Crescent Nebula using narrow-band filters, by Angel R. Lopez-Sanchez

Image of the Crescent Nebula (NGC 6888) obtained by the author combining data using the broad-band optical B filter (blue) and the narrow-band optical filters [O III] (green) and Hα (red) obtained using the Wide Field Camera (WFC) attached at the 2.5m Isaac Newton Telescope (INT) at the Roque de los Muchachos Observatory (La Palma, Spain). The size of the image is around 22 x 22 arcminutes, just slightly smaller than the field of view of the full moon in the sky (30 arcminutes in diameter).

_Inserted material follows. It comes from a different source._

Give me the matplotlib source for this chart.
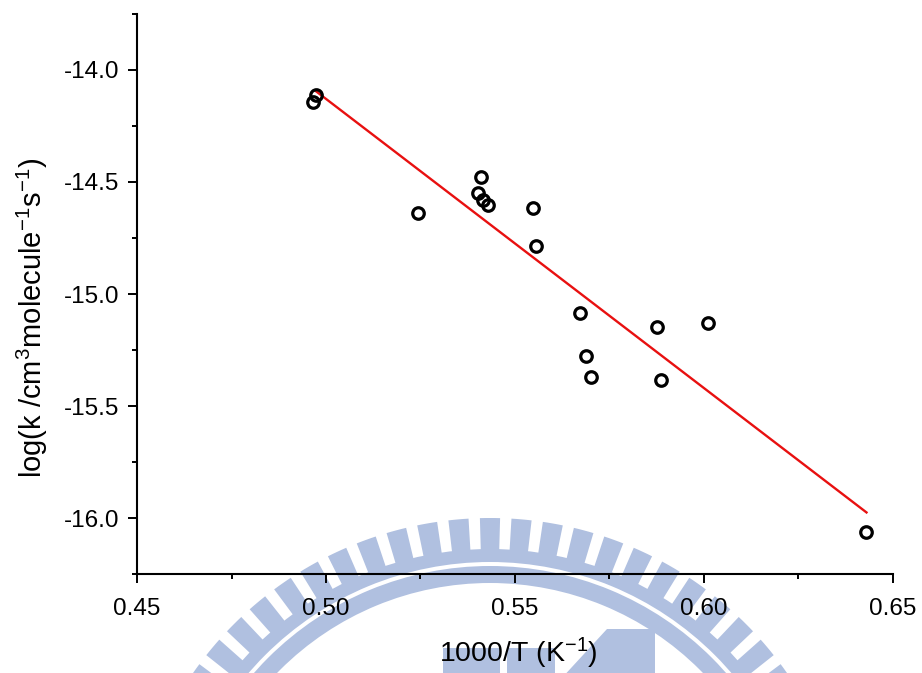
import numpy as np
import matplotlib
matplotlib.use("Agg")
from matplotlib import pyplot as plt
from matplotlib.patches import Wedge, Polygon, Rectangle

plt.rcParams['font.family'] = ['Liberation Sans', 'DejaVu Sans']
plt.rcParams['mathtext.fontset'] = 'custom'
plt.rcParams['mathtext.rm'] = 'Liberation Sans'
plt.rcParams['mathtext.it'] = 'Liberation Sans:italic'

# measured rate constants
inv_T = [0.4966, 0.4973, 0.5243, 0.5410, 0.5402, 0.5415, 0.5429, 0.5548,
         0.5555, 0.5672, 0.5688, 0.5701, 0.5876, 0.5886, 0.6010, 0.6430]
log_k = [-14.144, -14.112, -14.638, -14.478, -14.549, -14.580, -14.603, -14.616,
         -14.786, -15.085, -15.277, -15.371, -15.146, -15.384, -15.128, -16.061]

# linear fit: log k = a + b * (1000/T)
fit_a = -7.674
fit_b = -12.91
fit_range = [0.4972, 0.6430]

x_ticks = [0.45, 0.50, 0.55, 0.60, 0.65]
y_ticks = [-16.0, -15.5, -15.0, -14.5, -14.0]

fig = plt.figure(figsize=(9.22, 6.73), dpi=100)

# background seal, drawn in pixel units behind the plot
bg = fig.add_axes([0, 0, 1, 1], zorder=-1)
bg.set_xlim(0, 922)
bg.set_ylim(673, 0)
bg.axis('off')
seal = '#b0c0e0'
cx, cy = 490, 880
for k in range(-16, 17):
    ang = 270 + 5 * k
    bg.add_patch(Wedge((cx, cy), 362, ang - 1.6, ang + 1.6, width=34,
                       facecolor=seal, edgecolor='none'))
bg.add_patch(Wedge((cx, cy), 331, 0, 360, width=13, facecolor=seal, edgecolor='none'))
bg.add_patch(Wedge((cx, cy), 314, 0, 360, width=17, facecolor=seal, edgecolor='none'))
bg.add_patch(Rectangle((443, 648), 57, 30, facecolor=seal, edgecolor='none'))
bg.add_patch(Rectangle((507, 648), 48, 30, facecolor=seal, edgecolor='none'))
bg.add_patch(Polygon([(560, 680), (607, 629), (655, 629), (655, 680)],
                     facecolor=seal, edgecolor='none'))

ax = fig.add_axes([0.1486, 0.1471, 0.8199, 0.8321])
ax.set_facecolor('none')

ax.plot(inv_T, log_k, 'o', markersize=8.3, markerfacecolor='none',
        markeredgecolor='black', markeredgewidth=2.3, zorder=3)
fx = np.array(fit_range)
ax.plot(fx, fit_a + fit_b * fx, color='#e81010', linewidth=1.7, zorder=2)

ax.set_xlim(0.45, 0.65)
ax.set_ylim(-16.25, -13.75)
ax.set_xticks(x_ticks)
ax.set_yticks(y_ticks)
ax.set_xticklabels(['%.2f' % v for v in x_ticks])
ax.set_yticklabels(['%.1f' % v for v in y_ticks])
ax.set_xticks(np.arange(0.475, 0.65, 0.05), minor=True)
ax.set_yticks(np.arange(-16.25, -13.7, 0.25), minor=True)

for side in ['top', 'right']:
    ax.spines[side].set_visible(False)
for side in ['left', 'bottom']:
    ax.spines[side].set_linewidth(1.5)
ax.tick_params(which='major', direction='out', length=6.5, width=1.4,
               labelsize=17.5)
ax.tick_params(axis='y', which='major', pad=6)
ax.tick_params(axis='x', which='major', pad=10.5)
ax.tick_params(which='minor', direction='out', length=3.5, width=1.4)

fig.text(0.5618, 1 - 653 / 673.0, r'1000/T (K$^{\mathregular{-1}}$)', fontsize=20.5,
         ha='center', va='center')
fig.text(0.035, 1 - 318 / 673.0,
         r'log(k /cm$^{\mathregular{3}}$molecule$^{\mathregular{-1}}$s$^{\mathregular{-1}}$)',
         fontsize=21, rotation=90, ha='center', va='center')

fig.savefig('out.png', dpi=100)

Credit: Ángel R. López-Sánchez

The complex structure of the Crescent Nebula is a consequence of the interaction of the strong wind of the Wolf-Rayet star with material ejected by the star in an earlier phase, probably while it was a red supergiant. The actual loss-mass rate of the WR136 is around 0.00001 solar masses per year, which means the star losses the equivalent of the Sun’s mass every 10,000 years.

The image clearly shows ionized gas (nebular emission) with very different conditions: while red-color (Hα emission) is tracing the normal, emitting ionized gas, the green colour ([O III] emission) indicates regions with high excitation of the gas, meaning higher temperatures probably because of shocks. In just some few hundreds of years the star will explode as type-II supernova and destroy all the nebula, although it will create a new object: a supernova remnant.